Figure scripts:
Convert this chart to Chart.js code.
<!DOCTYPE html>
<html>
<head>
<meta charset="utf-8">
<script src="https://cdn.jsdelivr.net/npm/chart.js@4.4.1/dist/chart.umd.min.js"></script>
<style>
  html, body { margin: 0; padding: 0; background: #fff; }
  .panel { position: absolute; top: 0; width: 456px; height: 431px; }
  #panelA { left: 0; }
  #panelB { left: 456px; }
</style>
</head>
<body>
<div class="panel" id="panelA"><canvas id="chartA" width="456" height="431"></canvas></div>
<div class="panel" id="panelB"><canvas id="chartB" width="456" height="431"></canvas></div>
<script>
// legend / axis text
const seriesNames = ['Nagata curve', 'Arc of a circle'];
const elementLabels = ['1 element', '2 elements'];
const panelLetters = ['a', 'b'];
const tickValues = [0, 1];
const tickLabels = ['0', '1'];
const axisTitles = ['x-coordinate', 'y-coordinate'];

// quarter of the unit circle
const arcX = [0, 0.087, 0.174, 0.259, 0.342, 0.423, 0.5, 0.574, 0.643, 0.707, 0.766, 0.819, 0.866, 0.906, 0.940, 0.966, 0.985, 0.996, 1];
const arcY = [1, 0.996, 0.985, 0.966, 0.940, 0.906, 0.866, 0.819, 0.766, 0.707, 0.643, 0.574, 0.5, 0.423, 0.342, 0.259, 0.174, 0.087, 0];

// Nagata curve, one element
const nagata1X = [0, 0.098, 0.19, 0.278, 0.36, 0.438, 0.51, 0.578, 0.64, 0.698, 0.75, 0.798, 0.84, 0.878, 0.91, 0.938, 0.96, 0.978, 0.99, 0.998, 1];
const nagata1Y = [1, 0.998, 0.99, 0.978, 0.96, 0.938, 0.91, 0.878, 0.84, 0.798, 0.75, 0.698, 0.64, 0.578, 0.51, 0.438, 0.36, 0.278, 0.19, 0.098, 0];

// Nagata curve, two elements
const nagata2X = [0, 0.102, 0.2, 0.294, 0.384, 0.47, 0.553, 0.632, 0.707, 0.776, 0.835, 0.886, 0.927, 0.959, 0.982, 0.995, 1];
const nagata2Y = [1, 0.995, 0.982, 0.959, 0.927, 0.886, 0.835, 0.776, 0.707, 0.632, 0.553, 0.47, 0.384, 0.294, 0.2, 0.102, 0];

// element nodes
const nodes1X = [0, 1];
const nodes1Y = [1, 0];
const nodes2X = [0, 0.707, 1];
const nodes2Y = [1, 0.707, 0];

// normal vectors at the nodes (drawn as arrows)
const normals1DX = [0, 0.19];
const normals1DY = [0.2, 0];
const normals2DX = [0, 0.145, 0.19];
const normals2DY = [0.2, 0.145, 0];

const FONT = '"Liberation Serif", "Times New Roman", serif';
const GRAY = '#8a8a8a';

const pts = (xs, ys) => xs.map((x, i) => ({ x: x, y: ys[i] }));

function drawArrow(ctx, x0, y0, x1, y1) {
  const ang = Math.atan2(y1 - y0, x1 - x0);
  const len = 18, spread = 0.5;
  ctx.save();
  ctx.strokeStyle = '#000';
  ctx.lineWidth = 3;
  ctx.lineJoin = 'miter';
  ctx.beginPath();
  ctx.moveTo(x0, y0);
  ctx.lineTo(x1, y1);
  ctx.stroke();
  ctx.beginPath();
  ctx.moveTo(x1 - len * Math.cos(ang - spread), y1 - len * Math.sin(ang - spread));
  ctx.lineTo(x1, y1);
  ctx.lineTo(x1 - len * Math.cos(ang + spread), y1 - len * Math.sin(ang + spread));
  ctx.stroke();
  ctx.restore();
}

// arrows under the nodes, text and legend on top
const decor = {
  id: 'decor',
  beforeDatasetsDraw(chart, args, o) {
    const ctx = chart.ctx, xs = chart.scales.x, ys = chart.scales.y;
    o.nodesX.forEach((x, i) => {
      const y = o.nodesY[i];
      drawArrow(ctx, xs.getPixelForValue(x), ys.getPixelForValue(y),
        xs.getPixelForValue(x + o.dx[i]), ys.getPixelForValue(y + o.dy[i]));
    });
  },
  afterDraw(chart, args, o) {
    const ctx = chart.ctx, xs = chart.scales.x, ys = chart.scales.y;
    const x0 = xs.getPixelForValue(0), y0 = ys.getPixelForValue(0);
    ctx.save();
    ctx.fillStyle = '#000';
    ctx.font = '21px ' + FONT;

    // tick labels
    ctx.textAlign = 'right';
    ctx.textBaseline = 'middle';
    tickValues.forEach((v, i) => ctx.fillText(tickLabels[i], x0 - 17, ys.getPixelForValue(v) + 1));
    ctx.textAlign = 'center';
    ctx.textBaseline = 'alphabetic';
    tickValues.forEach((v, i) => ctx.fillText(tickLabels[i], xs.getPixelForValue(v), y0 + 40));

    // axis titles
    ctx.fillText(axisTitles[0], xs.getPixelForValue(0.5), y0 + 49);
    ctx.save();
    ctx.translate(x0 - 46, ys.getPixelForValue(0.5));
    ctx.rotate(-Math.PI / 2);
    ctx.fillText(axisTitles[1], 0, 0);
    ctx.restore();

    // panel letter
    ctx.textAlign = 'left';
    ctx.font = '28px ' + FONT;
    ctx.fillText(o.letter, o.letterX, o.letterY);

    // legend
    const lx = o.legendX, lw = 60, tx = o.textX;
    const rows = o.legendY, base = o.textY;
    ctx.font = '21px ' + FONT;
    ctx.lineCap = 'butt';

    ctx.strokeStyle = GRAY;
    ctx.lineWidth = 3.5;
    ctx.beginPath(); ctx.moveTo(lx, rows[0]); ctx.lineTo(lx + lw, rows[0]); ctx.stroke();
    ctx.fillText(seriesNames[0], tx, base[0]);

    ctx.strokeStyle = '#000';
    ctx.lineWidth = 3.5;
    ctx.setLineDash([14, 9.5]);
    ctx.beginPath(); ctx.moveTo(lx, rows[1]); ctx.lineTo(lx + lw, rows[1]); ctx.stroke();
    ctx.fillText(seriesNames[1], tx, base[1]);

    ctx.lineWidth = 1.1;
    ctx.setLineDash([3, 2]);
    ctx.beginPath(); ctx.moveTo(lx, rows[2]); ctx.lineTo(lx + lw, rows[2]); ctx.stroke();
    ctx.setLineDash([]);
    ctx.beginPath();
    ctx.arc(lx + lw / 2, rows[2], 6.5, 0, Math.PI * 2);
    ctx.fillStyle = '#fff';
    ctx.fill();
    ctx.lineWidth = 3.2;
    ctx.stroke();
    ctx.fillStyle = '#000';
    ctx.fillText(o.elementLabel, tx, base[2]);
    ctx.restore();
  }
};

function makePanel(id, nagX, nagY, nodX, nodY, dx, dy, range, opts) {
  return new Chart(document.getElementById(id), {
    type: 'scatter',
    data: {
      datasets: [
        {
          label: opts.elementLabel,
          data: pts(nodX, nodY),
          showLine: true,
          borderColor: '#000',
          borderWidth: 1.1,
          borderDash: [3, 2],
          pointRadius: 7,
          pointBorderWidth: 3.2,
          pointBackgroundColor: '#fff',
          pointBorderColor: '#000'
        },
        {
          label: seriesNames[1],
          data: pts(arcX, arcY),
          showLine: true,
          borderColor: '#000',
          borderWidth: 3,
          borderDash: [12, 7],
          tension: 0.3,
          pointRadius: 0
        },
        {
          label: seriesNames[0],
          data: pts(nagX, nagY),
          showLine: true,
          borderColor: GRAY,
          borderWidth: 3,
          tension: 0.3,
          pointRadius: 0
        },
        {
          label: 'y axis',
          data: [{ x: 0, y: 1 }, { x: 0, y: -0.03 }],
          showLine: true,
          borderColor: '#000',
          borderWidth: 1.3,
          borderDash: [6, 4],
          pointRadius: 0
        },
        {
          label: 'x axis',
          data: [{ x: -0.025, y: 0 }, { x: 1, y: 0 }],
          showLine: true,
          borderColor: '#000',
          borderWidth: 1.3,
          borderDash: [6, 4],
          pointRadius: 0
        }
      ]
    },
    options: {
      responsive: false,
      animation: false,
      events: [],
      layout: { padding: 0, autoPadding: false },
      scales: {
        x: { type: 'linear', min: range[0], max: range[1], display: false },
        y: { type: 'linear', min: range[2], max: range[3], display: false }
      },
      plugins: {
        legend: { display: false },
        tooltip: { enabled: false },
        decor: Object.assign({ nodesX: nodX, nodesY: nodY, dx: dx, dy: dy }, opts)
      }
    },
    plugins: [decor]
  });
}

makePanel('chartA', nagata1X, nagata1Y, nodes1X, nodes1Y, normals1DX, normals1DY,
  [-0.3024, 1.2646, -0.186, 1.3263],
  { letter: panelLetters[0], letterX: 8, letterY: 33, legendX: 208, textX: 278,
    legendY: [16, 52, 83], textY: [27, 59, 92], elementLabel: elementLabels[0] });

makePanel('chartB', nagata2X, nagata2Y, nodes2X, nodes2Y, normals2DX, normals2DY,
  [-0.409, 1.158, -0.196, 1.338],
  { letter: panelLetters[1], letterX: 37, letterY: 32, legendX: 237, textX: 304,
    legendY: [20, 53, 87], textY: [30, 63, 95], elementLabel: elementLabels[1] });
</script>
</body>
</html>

==

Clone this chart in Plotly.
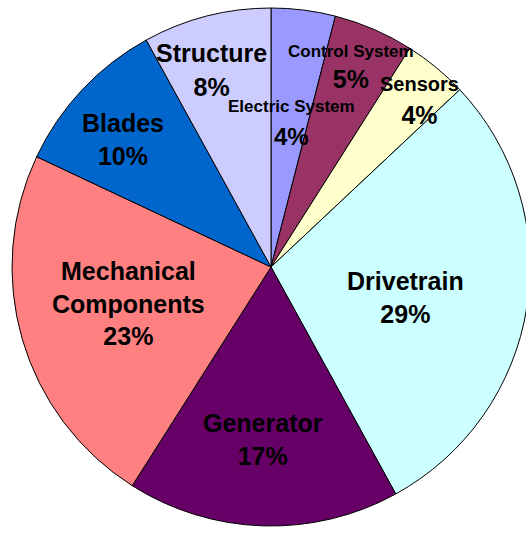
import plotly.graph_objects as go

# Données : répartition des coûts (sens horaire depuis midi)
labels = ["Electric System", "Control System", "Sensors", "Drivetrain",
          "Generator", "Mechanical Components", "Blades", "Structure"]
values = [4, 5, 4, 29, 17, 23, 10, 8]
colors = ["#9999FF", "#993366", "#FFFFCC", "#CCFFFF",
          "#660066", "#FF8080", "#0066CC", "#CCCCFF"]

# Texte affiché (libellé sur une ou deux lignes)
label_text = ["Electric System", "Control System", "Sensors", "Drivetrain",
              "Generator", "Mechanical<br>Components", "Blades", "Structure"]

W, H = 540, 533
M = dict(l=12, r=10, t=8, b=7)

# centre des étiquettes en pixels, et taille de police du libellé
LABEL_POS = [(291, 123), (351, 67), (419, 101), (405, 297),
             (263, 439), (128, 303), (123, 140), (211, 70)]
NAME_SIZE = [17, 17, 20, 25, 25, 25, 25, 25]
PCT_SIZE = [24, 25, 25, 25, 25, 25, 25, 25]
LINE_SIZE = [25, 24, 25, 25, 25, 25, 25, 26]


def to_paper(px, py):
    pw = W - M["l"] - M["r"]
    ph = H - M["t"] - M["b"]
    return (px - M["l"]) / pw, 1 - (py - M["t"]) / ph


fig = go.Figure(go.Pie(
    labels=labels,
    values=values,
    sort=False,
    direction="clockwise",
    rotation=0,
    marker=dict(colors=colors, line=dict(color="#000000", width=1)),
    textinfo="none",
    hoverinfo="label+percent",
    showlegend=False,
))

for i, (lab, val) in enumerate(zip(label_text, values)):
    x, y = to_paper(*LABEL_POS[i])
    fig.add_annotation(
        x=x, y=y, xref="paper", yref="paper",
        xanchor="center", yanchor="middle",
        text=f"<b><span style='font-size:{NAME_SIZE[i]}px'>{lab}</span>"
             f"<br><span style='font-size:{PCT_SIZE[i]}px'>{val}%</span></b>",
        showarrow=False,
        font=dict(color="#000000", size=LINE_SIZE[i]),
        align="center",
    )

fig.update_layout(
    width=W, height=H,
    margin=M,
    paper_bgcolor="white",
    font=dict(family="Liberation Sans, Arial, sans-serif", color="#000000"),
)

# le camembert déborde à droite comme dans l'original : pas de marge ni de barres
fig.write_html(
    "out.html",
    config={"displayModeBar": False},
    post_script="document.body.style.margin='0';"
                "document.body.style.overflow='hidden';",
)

---

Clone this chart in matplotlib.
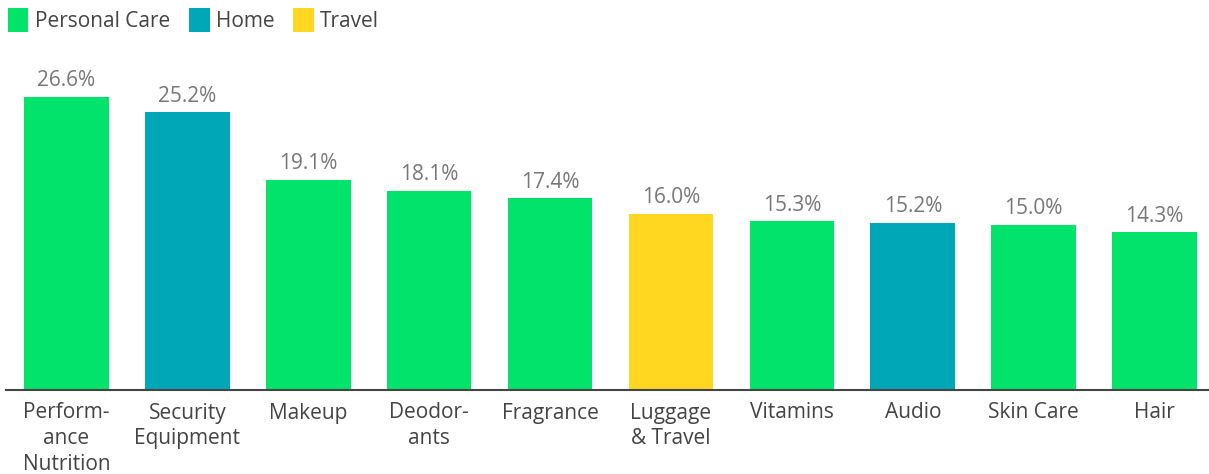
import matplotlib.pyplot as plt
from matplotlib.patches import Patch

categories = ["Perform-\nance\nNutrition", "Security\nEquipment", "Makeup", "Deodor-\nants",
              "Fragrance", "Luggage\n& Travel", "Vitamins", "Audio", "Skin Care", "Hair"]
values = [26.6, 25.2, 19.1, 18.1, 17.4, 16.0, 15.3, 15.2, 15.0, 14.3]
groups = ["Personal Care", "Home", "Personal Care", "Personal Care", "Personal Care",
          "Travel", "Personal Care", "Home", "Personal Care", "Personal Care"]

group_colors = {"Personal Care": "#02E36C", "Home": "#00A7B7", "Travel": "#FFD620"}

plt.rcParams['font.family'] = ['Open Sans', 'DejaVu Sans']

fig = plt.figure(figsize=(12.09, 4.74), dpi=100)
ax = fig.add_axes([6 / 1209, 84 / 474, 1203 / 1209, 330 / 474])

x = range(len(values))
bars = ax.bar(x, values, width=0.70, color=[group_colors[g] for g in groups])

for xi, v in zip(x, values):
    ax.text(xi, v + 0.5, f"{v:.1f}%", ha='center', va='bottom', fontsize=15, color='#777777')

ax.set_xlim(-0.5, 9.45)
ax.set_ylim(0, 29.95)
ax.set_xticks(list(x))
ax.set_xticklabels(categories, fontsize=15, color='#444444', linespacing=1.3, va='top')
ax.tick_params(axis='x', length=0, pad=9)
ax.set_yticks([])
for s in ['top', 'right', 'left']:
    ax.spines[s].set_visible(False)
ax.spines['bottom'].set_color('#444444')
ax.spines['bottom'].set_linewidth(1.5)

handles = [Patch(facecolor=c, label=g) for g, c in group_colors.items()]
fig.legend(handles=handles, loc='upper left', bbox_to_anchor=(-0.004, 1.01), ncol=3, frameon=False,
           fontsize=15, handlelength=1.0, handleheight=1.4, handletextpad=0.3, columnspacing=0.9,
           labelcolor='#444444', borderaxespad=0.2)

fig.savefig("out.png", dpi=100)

**REQUIRED WORK:**
Starting at the line that contains "Convert this chart to Chart.js code." and stopping at the line that contains "const GRAY = '#8a8a8a';", transcribe the lines exactly; both boundary lines are to be included.

**EXPECTED ANSWER:**
Convert this chart to Chart.js code.
<!DOCTYPE html>
<html>
<head>
<meta charset="utf-8">
<script src="https://cdn.jsdelivr.net/npm/chart.js@4.4.1/dist/chart.umd.min.js"></script>
<style>
  html, body { margin: 0; padding: 0; background: #fff; }
  .panel { position: absolute; top: 0; width: 456px; height: 431px; }
  #panelA { left: 0; }
  #panelB { left: 456px; }
</style>
</head>
<body>
<div class="panel" id="panelA"><canvas id="chartA" width="456" height="431"></canvas></div>
<div class="panel" id="panelB"><canvas id="chartB" width="456" height="431"></canvas></div>
<script>
// legend / axis text
const seriesNames = ['Nagata curve', 'Arc of a circle'];
const elementLabels = ['1 element', '2 elements'];
const panelLetters = ['a', 'b'];
const tickValues = [0, 1];
const tickLabels = ['0', '1'];
const axisTitles = ['x-coordinate', 'y-coordinate'];

// quarter of the unit circle
const arcX = [0, 0.087, 0.174, 0.259, 0.342, 0.423, 0.5, 0.574, 0.643, 0.707, 0.766, 0.819, 0.866, 0.906, 0.940, 0.966, 0.985, 0.996, 1];
const arcY = [1, 0.996, 0.985, 0.966, 0.940, 0.906, 0.866, 0.819, 0.766, 0.707, 0.643, 0.574, 0.5, 0.423, 0.342, 0.259, 0.174, 0.087, 0];

// Nagata curve, one element
const nagata1X = [0, 0.098, 0.19, 0.278, 0.36, 0.438, 0.51, 0.578, 0.64, 0.698, 0.75, 0.798, 0.84, 0.878, 0.91, 0.938, 0.96, 0.978, 0.99, 0.998, 1];
const nagata1Y = [1, 0.998, 0.99, 0.978, 0.96, 0.938, 0.91, 0.878, 0.84, 0.798, 0.75, 0.698, 0.64, 0.578, 0.51, 0.438, 0.36, 0.278, 0.19, 0.098, 0];

// Nagata curve, two elements
const nagata2X = [0, 0.102, 0.2, 0.294, 0.384, 0.47, 0.553, 0.632, 0.707, 0.776, 0.835, 0.886, 0.927, 0.959, 0.982, 0.995, 1];
const nagata2Y = [1, 0.995, 0.982, 0.959, 0.927, 0.886, 0.835, 0.776, 0.707, 0.632, 0.553, 0.47, 0.384, 0.294, 0.2, 0.102, 0];

// element nodes
const nodes1X = [0, 1];
const nodes1Y = [1, 0];
const nodes2X = [0, 0.707, 1];
const nodes2Y = [1, 0.707, 0];

// normal vectors at the nodes (drawn as arrows)
const normals1DX = [0, 0.19];
const normals1DY = [0.2, 0];
const normals2DX = [0, 0.145, 0.19];
const normals2DY = [0.2, 0.145, 0];

const FONT = '"Liberation Serif", "Times New Roman", serif';
const GRAY = '#8a8a8a';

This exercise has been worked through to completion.